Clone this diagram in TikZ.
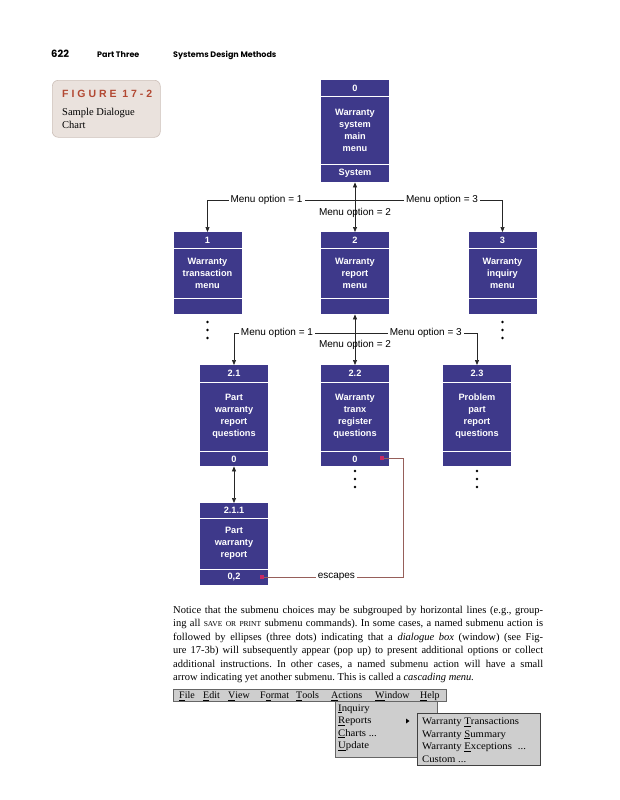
\documentclass[tikz,border=0pt]{standalone}
\usepackage{fontspec}
\setmainfont{Liberation Serif}
\newfontfamily\boxfont{Liberation Sans}
\newfontfamily\hdfont{Poppins}
\newfontfamily\menufont[FakeStretch=1.07]{Liberation Serif}
\newfontfamily\barfont{Liberation Serif}
\usetikzlibrary{arrows.meta,calc}
\definecolor{boxblue}{RGB}{62,57,138}
\definecolor{escred}{RGB}{150,95,90}
\definecolor{redsqc}{RGB}{200,40,100}
\definecolor{figred}{RGB}{178,72,50}
\definecolor{calloutbg}{RGB}{234,226,221}
\definecolor{calloutbd}{RGB}{205,192,185}
\definecolor{menugray}{RGB}{206,206,206}
\tikzset{
  dlg/.style={draw=none, fill=boxblue, minimum width=68pt, inner sep=0pt, anchor=north, rectangle},
  dlgtxt/.style={text=white, font=\boxfont\bfseries\fontsize{9.2}{12}\selectfont, align=center, inner sep=0pt},
  conn/.style={draw=black!85, line width=0.7pt},
  tip/.style={-{Triangle[length=5pt,width=4pt]}},
  dtip/.style={{Triangle[length=5pt,width=4pt]}-{Triangle[length=5pt,width=4pt]}},
  lbl/.style={fill=white, font=\boxfont\fontsize{10}{12}\selectfont, inner sep=2pt},
  lblplain/.style={font=\boxfont\fontsize{10}{12}\selectfont, inner sep=1pt},
  esc/.style={draw=escred, line width=0.7pt},
  redsq/.style={fill=redsqc, minimum size=4pt, inner sep=0pt, rectangle},
  bodyline/.style={anchor=base west, inner sep=0pt, font=\frenchspacing\fontsize{10.5}{12}\selectfont},
  menutxt/.style={anchor=base west, inner sep=0pt, font=\menufont\fontsize{10}{11}\selectfont},
  bartxt/.style={anchor=base west, inner sep=0pt, font=\barfont\fontsize{10}{11}\selectfont},
  menupanel/.style={fill=menugray, draw=black!60, line width=0.5pt, anchor=north west, inner sep=0pt, rectangle},
}
\newcommand{\dlgdraw}[9]{%
  \node[dlg, minimum height=#4pt] (#1) at (#2,#3) {};
  \draw[white, line width=0.8pt] ([yshift=-#5pt]#1.north west) -- ([yshift=-#5pt]#1.north east);
  \draw[white, line width=0.8pt] ([yshift=#6pt]#1.south west) -- ([yshift=#6pt]#1.south east);
  \node[dlgtxt] (#1h) at ([yshift=-#5pt/2]#1.north) {#7};
  \node[dlgtxt] (#1b) at ([yshift={-(#5+(#4-#5-#6)/2)*1pt}]#1.north) {#8};
  \node[dlgtxt] (#1f) at ([yshift=#6pt/2]#1.south) {#9};
}
\newcommand{\contdots}[2]{\foreach \yy in {0,8,16} \fill (#1,#2+\yy) circle (1.3pt);}
\begin{document}
\begin{tikzpicture}[x=1pt,y=-1pt]
\useasboundingbox (0,0) rectangle (619,800);
\fill[white] (0,0) rectangle (619,800);

% page header
\node[anchor=base west, inner sep=0pt, font=\hdfont\bfseries\fontsize{10}{12}\selectfont] (pg) at (51,57) {622};
\node[anchor=base west, inner sep=0pt, font=\hdfont\bfseries\fontsize{8}{9}\selectfont] (pt) at (97,57) {Part Three};
\node[anchor=base west, inner sep=0pt, font=\hdfont\bfseries\fontsize{8}{9}\selectfont] (st) at (173,57) {Systems Design Methods};

% figure callout
\node[fill=calloutbg, draw=calloutbd, line width=0.6pt, rounded corners=6pt, minimum width=108pt, minimum height=57pt, anchor=north west, inner sep=0pt] (fig) at (52,80) {};
\node[anchor=base west, inner sep=0pt, text=figred, font=\boxfont\bfseries\fontsize{10.5}{12}\selectfont\addfontfeature{LetterSpace=28}] (figt) at (62,97.5) {FIGURE 17-2};
\node[anchor=base west, inner sep=0pt, font=\fontsize{10.5}{13}\selectfont] (figc1) at (62,115.5) {Sample Dialogue};
\node[anchor=base west, inner sep=0pt, font=\fontsize{10.5}{13}\selectfont] (figc2) at (62,128.5) {Chart};

% dialogue boxes
\dlgdraw{B0}{355}{80}{102}{16}{18}{0}{Warranty\\system\\main\\menu}{System}
\dlgdraw{B1}{207.5}{232}{82}{16}{16}{1}{Warranty\\transaction\\menu}{}
\dlgdraw{B2}{355}{232}{82}{16}{16}{2}{Warranty\\report\\menu}{}
\dlgdraw{B3}{502.5}{232}{82}{16}{16}{3}{Warranty\\inquiry\\menu}{}
\dlgdraw{B21}{234}{365}{101}{17}{15}{2.1}{Part\\warranty\\report\\questions}{0}
\dlgdraw{B22}{355}{365}{101}{17}{15}{2.2}{Warranty\\tranx\\register\\questions}{0}
\dlgdraw{B23}{477}{365}{101}{17}{15}{2.3}{Problem\\part\\report\\questions}{}
\dlgdraw{B211}{234}{503}{82}{15}{16}{2.1.1}{Part\\warranty\\report}{0,2}

% level 0 -> 1
\coordinate (j1) at (355,200);
\draw[conn,tip] (j1) -- node[lbl,pos=0.6] (l1) {Menu option = 1} (B1.north |- j1) -- (B1.north);
\draw[conn,tip] (j1) -- node[lbl,pos=0.59] (l3) {Menu option = 3} (B3.north |- j1) -- (B3.north);
\draw[conn,dtip] (B0.south) -- (B2.north);
\node[lblplain] (l2) at (355,213) {Menu option = 2};

% level 1 -> 2
\coordinate (j2) at (355,333);
\draw[conn,tip] (j2) -- node[lbl,pos=0.645] (l21) {Menu option = 1} (B21.north |- j2) -- (B21.north);
\draw[conn,tip] (j2) -- node[lbl,pos=0.58] (l23) {Menu option = 3} (B23.north |- j2) -- (B23.north);
\draw[conn,dtip] (B2.south) -- (B22.north);
\node[lblplain] (l22) at (355,345) {Menu option = 2};

% level 2 -> 3
\draw[conn,dtip] (B21.south) -- (B211.north);

% continuation dots
\contdots{207.5}{322}
\contdots{502.5}{322}
\contdots{355}{471}
\contdots{477}{471}

% escapes
\node[redsq] (m1) at (382,458) {};
\node[redsq] (m2) at (262,577) {};
\coordinate (c1) at (403,577);
\coordinate (c2) at (403,458);
\draw[esc] (m2.east) -- node[lbl,pos=0.52] (le) {escapes} (c1) -- (c2) -- (m1.east);

% body text
\node[bodyline] (t1) at (173,613) {\makebox[370pt][s]{Notice that the submenu choices may be subgrouped by horizontal lines (e.g., group-}};
\node[bodyline] (t2) at (173,626.5) {\makebox[370pt][s]{ing all {\fontsize{7.5}{8}\selectfont SAVE} {\fontsize{7.5}{8}\selectfont OR} {\fontsize{7.5}{8}\selectfont PRINT} submenu commands). In some cases, a named submenu action is}};
\node[bodyline] (t3) at (173,640) {\makebox[370pt][s]{followed by ellipses (three dots) indicating that a \textit{dialogue box} (window) (see Fig-}};
\node[bodyline] (t4) at (173,653.5) {\makebox[370pt][s]{ure 17-3b) will subsequently appear (pop up) to present additional options or collect}};
\node[bodyline] (t5) at (173,667) {\makebox[370pt][s]{additional instructions. In other cases, a named submenu action will have a small}};
\node[bodyline] (t6) at (173,680.5) {arrow indicating yet another submenu. This is called a \textit{cascading menu.}};

% menu bar
\node[menupanel, minimum width=273pt, minimum height=12pt] (mbar) at (173,689) {};
\node[bartxt] (mf) at (179,698.5) {\underline{F}ile};
\node[bartxt] (me) at (203,698.5) {\underline{E}dit};
\node[bartxt] (mv) at (228,698.5) {\underline{V}iew};
\node[bartxt] (mo) at (260,698.5) {F\underline{o}rmat};
\node[bartxt] (mt) at (296,698.5) {\underline{T}ools};
\node[bartxt] (ma) at (331,698.5) {\underline{A}ctions};
\node[bartxt] (mw) at (375,698.5) {\underline{W}indow};
\node[bartxt] (mh) at (420,698.5) {\underline{H}elp};

% actions dropdown
\node[menupanel, minimum width=102pt, minimum height=56pt] (drop) at (335,701) {};
\node[menutxt] (di) at (338,711) {\underline{I}nquiry};
\node[menutxt] (dr) at (338,723.5) {\underline{R}eports};
\node[menutxt] (dc) at (338,736) {\underline{C}harts ...};
\node[menutxt] (du) at (338,748.5) {\underline{U}pdate};
\fill (406,718.5) -- (409.5,721) -- (406,723.5) -- cycle;

% cascading submenu
\node[menupanel, draw=black!75, minimum width=123pt, minimum height=52pt] (sub) at (417,713) {};
\node[menutxt] (s1) at (422,724.5) {Warranty \underline{T}ransactions};
\node[menutxt] (s2) at (422,737) {Warranty \underline{S}ummary};
\node[menutxt] (s3) at (422,749.5) {Warranty \underline{E}xceptions\hspace{6pt}...};
\node[menutxt] (s4) at (422,762) {Custom ...};
\end{tikzpicture}
\end{document}
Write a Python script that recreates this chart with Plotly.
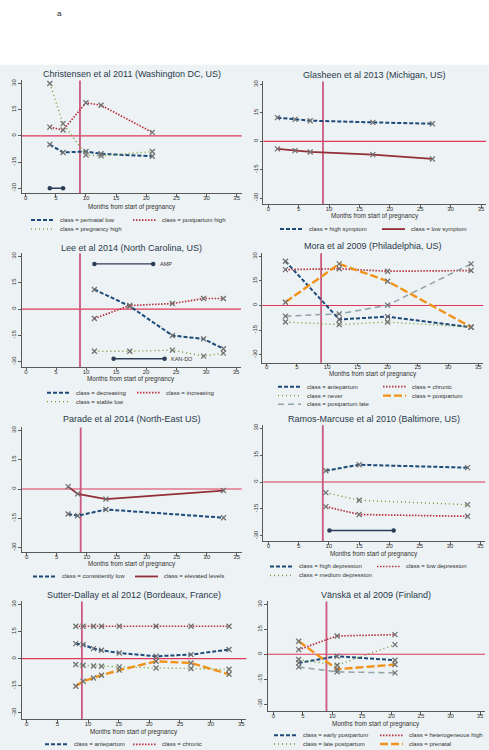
import plotly.graph_objects as go

W, H = 489, 750
FONT = "Liberation Sans, Arial, sans-serif"

# ---------------- data ----------------
# Christensen et al 2011
chr_months = [4, 6.2, 10, 12.5, 21]
chr_perinatal_low = [-5, -9.5, -9, -10.3, -11.7]
chr_postpartum_high = [5, 3.3, 19, 17.5, 2]
chr_pregnancy_high = [30, 7, -11, -11.5, -9]
chr_span_months = [4, 6.2]
chr_span_level = [-30, -30]

# Glasheen et al 2013
gla_months = [1.5, 4.4, 6.9, 17.2, 27]
gla_high_symptom = [12.5, 11.6, 10.9, 10.0, 9.3]
gla_low_symptom = [-4.0, -4.9, -5.6, -7.0, -9.3]

# Lee et al 2014
lee_months = [11.4, 17.3, 24.4, 29.6, 32.9]
lee_decreasing = [11.1, 1.6, -15.1, -17.0, -22.6]
lee_increasing = [-5.4, 2.0, 3.1, 6.0, 6.0]
lee_stable_low = [-24.0, -24.0, -23.4, -26.8, -25.1]
lee_amp_months = [11.4, 21.2]
lee_amp_level = [25.7, 25.7]
lee_kando_months = [14.6, 23.1]
lee_kando_level = [-28.3, -28.3]

# Mora et al 2009
mora_months = [3.1, 12.0, 20.0, 33.8]
mora_antepartum = [27.0, -8.5, -6.8, -13.2]
mora_chronic = [21.9, 22.4, 20.9, 21.3]
mora_never = [-10.1, -11.6, -10.1, -13.2]
mora_postpartum = [2.0, 25.4, 14.8, -13.2]
mora_postpartum_late = [-6.5, -5.1, 0.2, 25.4]

# Parade et al 2014
par_months = [6.9, 8.5, 13.2, 32.8]
par_consistently_low = [-12.8, -13.7, -10.5, -14.7]
par_elevated_levels = [1.2, -2.5, -5.2, -0.8]

# Ramos-Marcuse et al 2010
ram_months = [9.5, 15.0, 32.9]
ram_high_depression = [6.3, 9.6, 8.0]
ram_low_depression = [-13.7, -18.1, -19.1]
ram_medium_depression = [-5.9, -10.2, -12.6]
ram_span_months = [10.1, 20.7]
ram_span_level = [-27, -27]

# Sutter-Dallay et al 2012
sut_months = [8.0, 9.2, 10.9, 12.2, 15.1, 21.1, 26.8, 33.0]
sut_antepartum = [8.3, 7.7, 5.5, 4.6, 3.1, 1.3, 2.2, 5.0]
sut_chronic = [17.9, 17.9, 17.9, 17.9, 17.9, 17.9, 17.9, 17.9]
sut_never = [-3.3, -3.7, -4.1, -4.2, -4.6, -5.2, -5.5, -5.9]
sut_postpartum = [-15.3, -12.5, -10.7, -9.2, -6.4, -1.5, -2.4, -8.7]

# Vanska et al 2009
van_months = [4.3, 10.8, 20.6]
van_early_postpartum = [-5.2, -1.2, -3.6]
van_heterogeneous_high = [2.8, 11.0, 11.8]
van_late_postpartum = [-3.2, -6.6, 5.8]
van_prenatal = [7.8, -9.0, -6.2]
van_stable_low = [-7.6, -10.6, -11.2]

x_ticks = [0, 5, 10, 15, 20, 25, 30, 35]
y_ticks = [-30, -15, 0, 15, 30]
y_tick_text = ['-30', '-15', '0', '15', '30']
birth_month = 9

# ---------------- styles ----------------
STY = {
    'blue': dict(color='#1d4a78', width=2.0, dash='4px,2px'),
    'red': dict(color='#b8323f', width=1.7, dash='1.5px,1.5px'),
    'redsolid': dict(color='#922f37', width=1.8, dash='solid'),
    'green': dict(color='#6f9a2c', width=1.4, dash='1px,3px'),
    'orange': dict(color='#f0931a', width=2.4, dash='8px,3px'),
    'gray': dict(color='#8fa3aa', width=1.5, dash='6px,4px'),
}

panels = [
    dict(title='Christensen et al 2011 (Washington DC, US)', x=chr_months,
         series=[('class = perinatal low', chr_perinatal_low, 'blue'),
                 ('class = postpartum high', chr_postpartum_high, 'red'),
                 ('class = pregnancy high', chr_pregnancy_high, 'green')],
         g=dict(px0=25.7, px35=236.7, py30=81.7, pym30=186.7, left=21.7, bottom=192, ty=71.7, xt=205.7),
         leg=dict(k1=31, k2=133, rows=[218.7, 227.7]),
         spans=[(chr_span_months, chr_span_level, None)]),
    dict(title='Glasheen et al 2013 (Michigan, US)', x=gla_months,
         series=[('class = high symptom', gla_high_symptom, 'blue'),
                 ('class = low symptom', gla_low_symptom, 'redsolid')],
         g=dict(px0=268.3, px35=481, py30=82.7, pym30=196.7, left=263.3, bottom=202.7, ty=73.3, xt=214.3),
         leg=dict(k1=280, k2=382, rows=[227.7]),
         spans=[]),
    dict(title='Lee et al 2014 (North Carolina, US)', x=lee_months,
         series=[('class = decreasing', lee_decreasing, 'blue'),
                 ('class = increasing', lee_increasing, 'red'),
                 ('class = stable low', lee_stable_low, 'green')],
         g=dict(px0=26, px35=236, py30=255, pym30=360.7, left=21.7, bottom=366, ty=246.7, xt=377.8),
         leg=dict(k1=47, k2=137, rows=[391.7, 400.7]),
         spans=[(lee_amp_months, lee_amp_level, 'AMP'), (lee_kando_months, lee_kando_level, 'KAN-DO')]),
    dict(title='Mora et al 2009 (Philadelphia, US)', x=mora_months,
         series=[('class = antepartum', mora_antepartum, 'blue'),
                 ('class = chronic', mora_chronic, 'red'),
                 ('class = never', mora_never, 'green'),
                 ('class = postpartum', mora_postpartum, 'orange'),
                 ('class = postpartum late', mora_postpartum_late, 'gray')],
         g=dict(px0=266.7, px35=478.3, py30=255, pym30=353.6, left=262.3, bottom=361.7, ty=245, xt=373),
         leg=dict(k1=278, k2=383, rows=[385.7, 394.7, 403.3]),
         spans=[]),
    dict(title='Parade et al 2014 (North-East US)', x=par_months,
         series=[('class = consistently low', par_consistently_low, 'blue'),
                 ('class = elevated levels', par_elevated_levels, 'redsolid')],
         g=dict(px0=26.7, px35=236.7, py30=429.6, pym30=547, left=21.7, bottom=551.7, ty=418.5, xt=564),
         leg=dict(k1=33, k2=135, rows=[576]),
         spans=[]),
    dict(title='Ramos-Marcuse et al 2010 (Baltimore, US)', x=ram_months,
         series=[('class = high depression', ram_high_depression, 'blue'),
                 ('class = low depression', ram_low_depression, 'red'),
                 ('class = medium depression', ram_medium_depression, 'green')],
         g=dict(px0=268.3, px35=480.3, py30=427.3, pym30=535.3, left=263.3, bottom=540.7, ty=418, xt=553.4),
         leg=dict(k1=270, k2=377, rows=[566, 575]),
         spans=[(ram_span_months, ram_span_level, None)]),
    dict(title='Sutter-Dallay et al 2012 (Bordeaux, France)', x=sut_months,
         series=[('class = antepartum', sut_antepartum, 'blue'),
                 ('class = chronic', sut_chronic, 'red'),
                 ('class = never', sut_never, 'green'),
                 ('class = postpartum', sut_postpartum, 'orange')],
         g=dict(px0=26.7, px35=241.3, py30=604, pym30=712.7, left=21.7, bottom=719.3, ty=595, xt=731.9),
         leg=dict(k1=45, k2=133, rows=[744.3]),
         spans=[]),
    dict(title='Vänskä et al 2009 (Finland)', x=van_months,
         series=[('class = early postpartum', van_early_postpartum, 'blue'),
                 ('class = heterogeneous high', van_heterogeneous_high, 'red'),
                 ('class = late postpartum', van_late_postpartum, 'green'),
                 ('class = prenatal', van_prenatal, 'orange'),
                 ('class = stable low', van_stable_low, 'gray')],
         g=dict(px0=273.3, px35=480, py30=604, pym30=704, left=267.7, bottom=711, ty=595, xt=723.5),
         leg=dict(k1=274, k2=380, rows=[735.3, 744]),
         spans=[]),
]

fig = go.Figure()
shapes = []
annotations = []

# panel background
shapes.append(dict(type='rect', xref='paper', yref='paper', x0=0, x1=1, y0=0, y1=1 - 63 / H,
                   fillcolor='#edf2f4', line=dict(width=0), layer='below'))
annotations.append(dict(text='a', xref='paper', yref='paper', x=55 / W, y=1 - 5.5 / H,
                        showarrow=False, font=dict(size=8, color='#222', family=FONT)))

layout_axes = {}
for i, p in enumerate(panels, start=1):
    g = p['g']
    xid = 'x' if i == 1 else f'x{i}'
    yid = 'y' if i == 1 else f'y{i}'
    sx = (g['px35'] - g['px0']) / 35.0
    right = g['px35'] + 5
    top = g['py30'] - 3
    sy = (g['pym30'] - g['py30']) / 60.0
    xr = [(g['left'] - g['px0']) / sx, (right - g['px0']) / sx]
    yr = [30 - (g['bottom'] - g['py30']) / sy, 30 - (top - g['py30']) / sy]
    axis_common = dict(showline=True, linecolor='#5a5a5a', linewidth=0.8, ticks='outside',
                       ticklen=2.5, tickwidth=0.8, tickcolor='#5a5a5a', showgrid=False, zeroline=False,
                       tickfont=dict(size=6, color='#333', family=FONT), fixedrange=True)
    layout_axes['xaxis' if i == 1 else f'xaxis{i}'] = dict(
        axis_common, domain=[g['left'] / W, right / W], range=xr, anchor=yid,
        tickmode='array', tickvals=x_ticks, ticklabelstandoff=-4)
    layout_axes['yaxis' if i == 1 else f'yaxis{i}'] = dict(
        axis_common, domain=[1 - g['bottom'] / H, 1 - top / H], range=yr, anchor=xid,
        tickmode='array', tickvals=y_ticks, ticktext=y_tick_text, tickangle=-90,
        ticklabelstandoff=0)

    # reference lines
    shapes.append(dict(type='line', xref=f'{xid} domain', x0=0, x1=1, yref=yid, y0=0, y1=0,
                       line=dict(color='#e0375a', width=1.2), layer='below'))
    shapes.append(dict(type='line', xref=xid, x0=birth_month, x1=birth_month, yref=f'{yid} domain',
                       y0=0, y1=1, line=dict(color='#c95a7e', width=1.8), layer='below'))

    # series
    for name, yv, st in p['series']:
        fig.add_trace(go.Scatter(
            x=p['x'], y=yv, name=name, mode='lines+markers', xaxis=xid, yaxis=yid,
            line=STY[st], showlegend=False, cliponaxis=False,
            marker=dict(symbol='x-thin', size=5, color='#727272', line=dict(width=1.3, color='#727272'))))

    # spans
    for sx_, sy_, lab in p['spans']:
        fig.add_trace(go.Scatter(
            x=sx_, y=sy_, mode='lines+markers', xaxis=xid, yaxis=yid, showlegend=False,
            line=dict(color='#2c3e56', width=1.4),
            marker=dict(symbol='circle', size=4.5, color='#2c3e56')))
        if lab:
            annotations.append(dict(text=lab, xref=xid, yref=yid, x=sx_[-1] + 0.8, y=sy_[-1],
                                    xanchor='left', yanchor='middle', showarrow=False,
                                    font=dict(size=5.5, color='#333', family=FONT)))

    cx = (g['left'] + right) / 2 / W
    annotations.append(dict(text=p['title'], xref='paper', yref='paper', x=cx, y=1 - g['ty'] / H,
                            xanchor='center', yanchor='middle', showarrow=False,
                            font=dict(size=9, color='#2a3a4c', family=FONT)))
    annotations.append(dict(text='Months from start of pregnancy', xref='paper', yref='paper',
                            x=cx, y=1 - g['xt'] / H, xanchor='center', yanchor='middle',
                            showarrow=False, font=dict(size=6.3, color='#333', family=FONT)))

    # legend (two columns; rows beyond the visible page are omitted)
    L = p['leg']
    for k, (name, yv, st) in enumerate(p['series']):
        row, col = divmod(k, 2)
        if row >= len(L['rows']):
            continue
        ry = L['rows'][row]
        kx = L['k1'] if col == 0 else L['k2']
        shapes.append(dict(type='line', xref='paper', yref='paper', x0=kx / W, x1=(kx + 23) / W,
                           y0=1 - ry / H, y1=1 - ry / H, line=STY[st]))
        annotations.append(dict(text=name, xref='paper', yref='paper', x=(kx + 27) / W, y=1 - ry / H,
                                xanchor='left', yanchor='middle', showarrow=False,
                                font=dict(size=6, color='#333', family=FONT)))

fig.update_layout(
    width=W, height=H, margin=dict(l=0, r=0, t=0, b=0),
    paper_bgcolor='white', plot_bgcolor='rgba(0,0,0,0)',
    showlegend=False, shapes=shapes, annotations=annotations,
    font=dict(family=FONT), **layout_axes)

fig.write_html('out.html', config={'displayModeBar': False}, post_script=(
    "document.body.style.margin='0';document.body.style.padding='0';"
    "document.body.style.overflow='hidden';"))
▬▬▬▬▬▬▬▬▬▬
Instructions for the task ▸ Omit all pictures, and reproduce exactly the lines from the one holding "Write a Python" through the one holding "par_elevated_levels = [1.2, -2.5, -5.2, -0.8]", both included.

Output below ▸
Write a Python script that recreates this chart with Plotly.
import plotly.graph_objects as go

W, H = 489, 750
FONT = "Liberation Sans, Arial, sans-serif"

# ---------------- data ----------------
# Christensen et al 2011
chr_months = [4, 6.2, 10, 12.5, 21]
chr_perinatal_low = [-5, -9.5, -9, -10.3, -11.7]
chr_postpartum_high = [5, 3.3, 19, 17.5, 2]
chr_pregnancy_high = [30, 7, -11, -11.5, -9]
chr_span_months = [4, 6.2]
chr_span_level = [-30, -30]

# Glasheen et al 2013
gla_months = [1.5, 4.4, 6.9, 17.2, 27]
gla_high_symptom = [12.5, 11.6, 10.9, 10.0, 9.3]
gla_low_symptom = [-4.0, -4.9, -5.6, -7.0, -9.3]

# Lee et al 2014
lee_months = [11.4, 17.3, 24.4, 29.6, 32.9]
lee_decreasing = [11.1, 1.6, -15.1, -17.0, -22.6]
lee_increasing = [-5.4, 2.0, 3.1, 6.0, 6.0]
lee_stable_low = [-24.0, -24.0, -23.4, -26.8, -25.1]
lee_amp_months = [11.4, 21.2]
lee_amp_level = [25.7, 25.7]
lee_kando_months = [14.6, 23.1]
lee_kando_level = [-28.3, -28.3]

# Mora et al 2009
mora_months = [3.1, 12.0, 20.0, 33.8]
mora_antepartum = [27.0, -8.5, -6.8, -13.2]
mora_chronic = [21.9, 22.4, 20.9, 21.3]
mora_never = [-10.1, -11.6, -10.1, -13.2]
mora_postpartum = [2.0, 25.4, 14.8, -13.2]
mora_postpartum_late = [-6.5, -5.1, 0.2, 25.4]

# Parade et al 2014
par_months = [6.9, 8.5, 13.2, 32.8]
par_consistently_low = [-12.8, -13.7, -10.5, -14.7]
par_elevated_levels = [1.2, -2.5, -5.2, -0.8]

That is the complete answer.